Now 8/1 for this year’s contest, there’s little to suggest that the Emmet Mullins-trained gelding will not go well once again and make a decent bid for a second win. Admittedly, more than one Grand National victory is extraordinarily rare, with only Red Rum and Tiger Roll having achieved this since the 1970s.

Noble Yeats comes to Aintree once again having won here in December and run fourth in the Cheltenham Gold Cup with a good round of jumping and staying on well in the finish. If Aintree is the course that gets the best out of him, there is not much standing in his way for a good result. We know he can jump, stay and handle the ground.

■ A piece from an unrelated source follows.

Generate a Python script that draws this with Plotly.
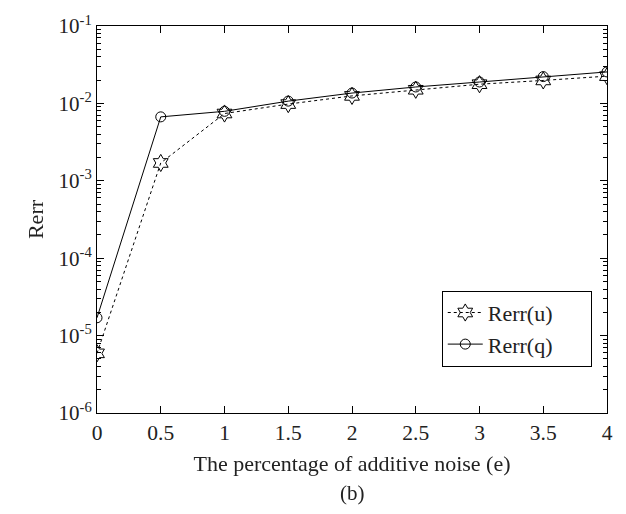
import plotly.graph_objects as go

# Noise level (%) and relative errors of the reconstructed u and q
noise = [0, 0.5, 1, 1.5, 2, 2.5, 3, 3.5, 4]
rerr_u = [5.9e-6, 1.7e-3, 7.4e-3, 9.8e-3, 1.25e-2, 1.5e-2, 1.77e-2, 1.98e-2, 2.25e-2]
rerr_q = [1.7e-5, 6.7e-3, 7.9e-3, 1.07e-2, 1.36e-2, 1.63e-2, 1.89e-2, 2.22e-2, 2.55e-2]

x_ticks = [0, 0.5, 1, 1.5, 2, 2.5, 3, 3.5, 4]
x_labels = ["0", "0.5", "1", "1.5", "2", "2.5", "3", "3.5", "4"]
decades = [1e-6, 1e-5, 1e-4, 1e-3, 1e-2, 1e-1]
decade_labels = ["10<sup>-6</sup>", "10<sup>-5</sup>", "10<sup>-4</sup>",
                 "10<sup>-3</sup>", "10<sup>-2</sup>", "10<sup>-1</sup>"]

FONT = "Liberation Serif, Times New Roman, serif"
PAD = "\u00a0" * 6  # extra room on the right of the legend entries

# all log ticks (1..9 per decade); only the decades carry a label
y_ticks, y_labels = [], []
for e in range(-6, -1):
    for m in range(1, 10):
        v = m * 10.0 ** e
        y_ticks.append(v)
        y_labels.append(decade_labels[e + 6] if m == 1 else "")
y_ticks.append(decades[-1])
y_labels.append(decade_labels[-1])

fig = go.Figure()
fig.add_trace(go.Scatter(
    x=noise, y=rerr_u, name="Rerr(u)" + PAD, mode="lines+markers",
    line=dict(color="black", width=1, dash="dot"),
    marker=dict(symbol="hexagram-open", size=13, color="black",
                line=dict(width=1, color="black")),
))
fig.add_trace(go.Scatter(
    x=noise, y=rerr_q, name="Rerr(q)" + PAD, mode="lines+markers",
    line=dict(color="black", width=1),
    marker=dict(symbol="circle-open", size=10, color="black",
                line=dict(width=1, color="black")),
))
# transparent copy bound to the decade-tick axis so that axis gets drawn
fig.add_trace(go.Scatter(
    x=noise, y=rerr_q, yaxis="y2", mode="markers", opacity=0,
    showlegend=False, hoverinfo="skip",
))

fig.update_layout(
    width=626, height=514,
    margin=dict(l=97, r=19, t=17, b=101),
    paper_bgcolor="white", plot_bgcolor="white",
    font=dict(family=FONT, size=21, color="#222"),
    showlegend=True,
    legend=dict(
        x=0.676, y=0.316, xanchor="left", yanchor="top",
        bordercolor="black", borderwidth=1, bgcolor="white",
        font=dict(family=FONT, size=22, color="#222"),
        tracegroupgap=6, itemwidth=35,
    ),
    xaxis=dict(
        range=[0, 4], tickmode="array", tickvals=x_ticks, ticktext=x_labels,
        ticks="inside", ticklen=7, tickcolor="black", tickwidth=1,
        showline=True, linecolor="black", linewidth=1, mirror="ticks",
        showgrid=False, zeroline=False,
        tickfont=dict(size=21.5),
        title=dict(text="The percentage of additive noise (e)",
                   font=dict(family=FONT, size=22), standoff=11),
    ),
    yaxis=dict(
        type="log", range=[-6, -1], tickmode="array",
        tickvals=y_ticks, ticktext=y_labels,
        ticks="inside", ticklen=4, tickcolor="black", tickwidth=1,
        showline=True, linecolor="black", linewidth=1, mirror="ticks",
        showgrid=False, zeroline=False,
        tickfont=dict(size=21),
        title=dict(text="Rerr", font=dict(family=FONT, size=22), standoff=8),
    ),
    # overlay axis drawing the longer ticks at each decade
    yaxis2=dict(
        type="log", range=[-6, -1], overlaying="y", side="left", anchor="x",
        tickmode="array", tickvals=decades, showticklabels=False,
        ticks="inside", ticklen=7, tickcolor="black", tickwidth=1,
        showline=False, mirror="ticks", showgrid=False, zeroline=False,
    ),
)

fig.add_annotation(
    text="(b)", xref="paper", yref="paper", x=0.5, y=-0.17,
    xanchor="center", yanchor="top", showarrow=False,
    font=dict(family=FONT, size=21, color="#222"),
)

fig.write_html("out.html")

The question is, can he do it better than the rest of the field while carrying 11st 11lbs? Near-top-weight winners in the Grand National are rare, but not unheard of. Many Clouds, for example, won the race in 2015 carrying 11st 9lbs but, statistically, Noble Yeats is likely to be disadvantaged by being allocated 11st 11lbs for this year’s race.

Gaillard Du Mesnil

If any Cheltenham Festival race was to be pegged as the best preparation for the Grand National, the National Hunt Challenge Cup would surely be in contention. Three miles and six furlongs around the Old Course at Prestbury Park is quite some test, but one that Willie Mullins’ Gaillard Du Mesnil negotiated near perfectly, and is now 14/1 fourth favourite for the National.

Only having to go another four furlongs this time around, Mullins’ charge is looking well placed to make himself known to his main rivals. While it is true that horses aged seven, as Gaillard Du Mesnil is, do not often win the race and usually need a couple more years to mature and gain experience, let’s not forget that Noble Yeats won last year aged seven, defying very long odds.

Willie Mullins hasn’t won a Grand National since 2005 but is having a monumentally successful season. A proven stayer like Gaillard Du Mesnil need only prove that he can jump consistently well enough to prove his worth. Carrying 11-stone, he’s certainly not without a chance but is still likely to have something to find on form with the three above him in the market.